Opinion: Rheta Grimsley Johnson - When we were children
When we were children, I gave my little sister a hard time. She was six years younger, always the perfect age to dupe into performing extra chores, or to send on a fool’s errand. To keep her out of my hair, I taught Sheila how to “pick rocks,” as one normally would harvest peas or butterbeans, and she once spent several hours curbside filling a sand bucket with unremarkable gravel. She killed flies at family picnics, five for a penny.
She survived anyhow. And that is what she remains: a survivor. My little sister became one of the most stubborn, independent, hardworking and interesting people I know. And, one of life’s little ironies, I now relish spending time with her.
She was the only one of us who paid the least attention to my grandmother’s needlework lessons. Sheila learned from our granny how to crochet, while the rest of us were out balancing barefoot on a utility spool as it rolled through the barnyard. She learned to work a foot pedal on the old machine while I watched TV.
I have her on my mind because of the photo of her daughter, my niece Chelsey, stuck with a magnet to the refrigerator, leftover from Halloween. Chelsey is wearing one of a series of elaborate costumes Sheila made. In this one Chelsey is a pint-sized Scarlett, dressed in Miss Ellen’s jade portieres.
Sheila and I once went together to France, dragging Chelsey along. At age 13, Chelsey was in a rare foul humor that lasted, oh, a couple of years. Puberty, I believe it’s called.
Sheila, on the other hand, was spellbound, and, to my surprise, most impressed by the doors of Paris, their antiquity and substance, their varying styles and colors. “Even the doors are beautiful!” she said again and again. It was something I’d never even noticed.
Most of our get-togethers involve some home-improvement project, and my old house is the one usually being improved. When I write I stare at the cascading roses on the wallpaper Sheila helped me hang after a renovation two decades ago. And when I say “helped,” I mean she did most of the work as I fetched tools and held the drooping end of the sticky mess.
About halfway through, around midnight, we both felt ill and decided to curl up on the unmade bed. But first, thank goodness, I went to the kitchen for aspirins and realized the roaring and unvented gas heater no longer had its “natural” vents beneath doors where thresholds recently had been added.
I figure we were one pink paper rose away from being asphyxiated.
On some days I get tired of the busy wallpaper scheme and think of replacing or covering it. Then I remember that night and how giddy we became after discoving our brush with disaster. I leave the paper for another year.

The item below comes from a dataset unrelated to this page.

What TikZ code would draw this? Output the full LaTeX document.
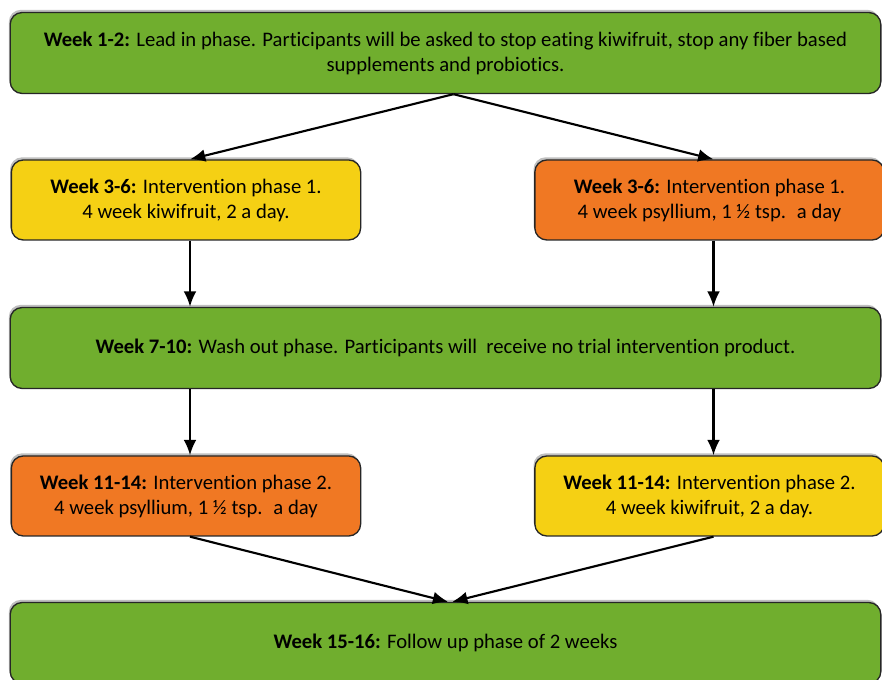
\documentclass[tikz,border=0pt]{standalone}
\usepackage{fontspec}
\setmainfont{Carlito}[Ligatures=NoCommon]
\usetikzlibrary{arrows.meta,shadows}

\definecolor{phasegreen}{RGB}{112,174,46}
\definecolor{phaseyellow}{RGB}{245,208,20}
\definecolor{phaseorange}{RGB}{240,120,35}

\tikzset{every picture/.style={line width=0.75pt}}
\tikzset{
  phase/.style={draw=black!85, line width=1pt, rounded corners=9pt, align=center,
    inner sep=0pt, font=\fontsize{15.5}{18.75}\selectfont,
    drop shadow={shadow xshift=-1pt, shadow yshift=2pt, opacity=0.25, fill=black}},
  widephase/.style={phase, fill=phasegreen, minimum width=653pt, minimum height=60.75pt},
  armphase/.style={phase, minimum width=262pt, minimum height=60pt},
  flow/.style={line width=1.6pt, -{Latex[length=11.5pt,width=9.5pt]}}
}

\begin{document}
\begin{tikzpicture}[x=0.75pt,y=0.75pt,yscale=-1,xscale=1]
	\useasboundingbox (0,0) rectangle (882,680);

	% Phase boxes
	\node[widephase] (lead) at (445.5,53) {\textbf{Week 1-2:} Lead in phase. Participants will be asked to stop eating kiwifruit, stop any fiber based\\supplements and probiotics.};
	\node[armphase, fill=phaseyellow] (kiwiA) at (186,200) {\textbf{Week 3-6:} Intervention phase 1.\\4 week kiwifruit, 2 a day.};
	\node[armphase, fill=phaseorange] (psylA) at (709.5,200) {\textbf{Week 3-6:} Intervention phase 1.\\4 week psyllium, 1 ½ tsp.~ a day};
	\node[widephase] (wash) at (445.5,348) {\textbf{Week 7-10:} Wash out phase. Participants will~ receive no trial intervention product.};
	\node[armphase, fill=phaseorange] (psylB) at (186,496) {\textbf{Week 11-14:} Intervention phase 2.\\4 week psyllium, 1 ½ tsp.~ a day};
	\node[armphase, fill=phaseyellow] (kiwiB) at (709.5,496) {\textbf{Week 11-14:} Intervention phase 2.\\4 week kiwifruit, 2 a day.};
	\node[widephase] (follow) at (445.5,643) {\textbf{Week 15-16:} Follow up phase of 2 weeks};

	% Arrows
	\draw[flow] ([xshift=6]lead.south) -- ([xshift=3]kiwiA.north);
	\draw[flow] ([xshift=6]lead.south) -- ([xshift=3]psylA.north);
	\draw[flow] ([xshift=3]kiwiA.south) -- ([xshift=3]kiwiA.south |- wash.north);
	\draw[flow] ([xshift=3]psylA.south) -- ([xshift=3]psylA.south |- wash.north);
	\draw[flow] ([xshift=3]psylB.north |- wash.south) -- ([xshift=3]psylB.north);
	\draw[flow] ([xshift=3]kiwiB.north |- wash.south) -- ([xshift=3]kiwiB.north);
	\draw[flow] ([xshift=3]psylB.south) -- ([xshift=2]follow.north);
	\draw[flow] ([xshift=3]kiwiB.south) -- ([xshift=5]follow.north);

\end{tikzpicture}
\end{document}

There’s an old black-and-white snapshot of Sheila and our first pet, a blond, had to be, cocker spaniel named Maxie. It was taken with what Mother called “the Brownie” – a term she applied generically to all cameras, including my pride-and-joy Nikon. That pretty Christmas dog began Sheila’s passionate love affair with animals, giving her a philosophy that always has put a premium on underdogs, on all creatures great and small. And I’m grateful to benefit from her charitable nature and be pardoned for past sins, innumerable though they be.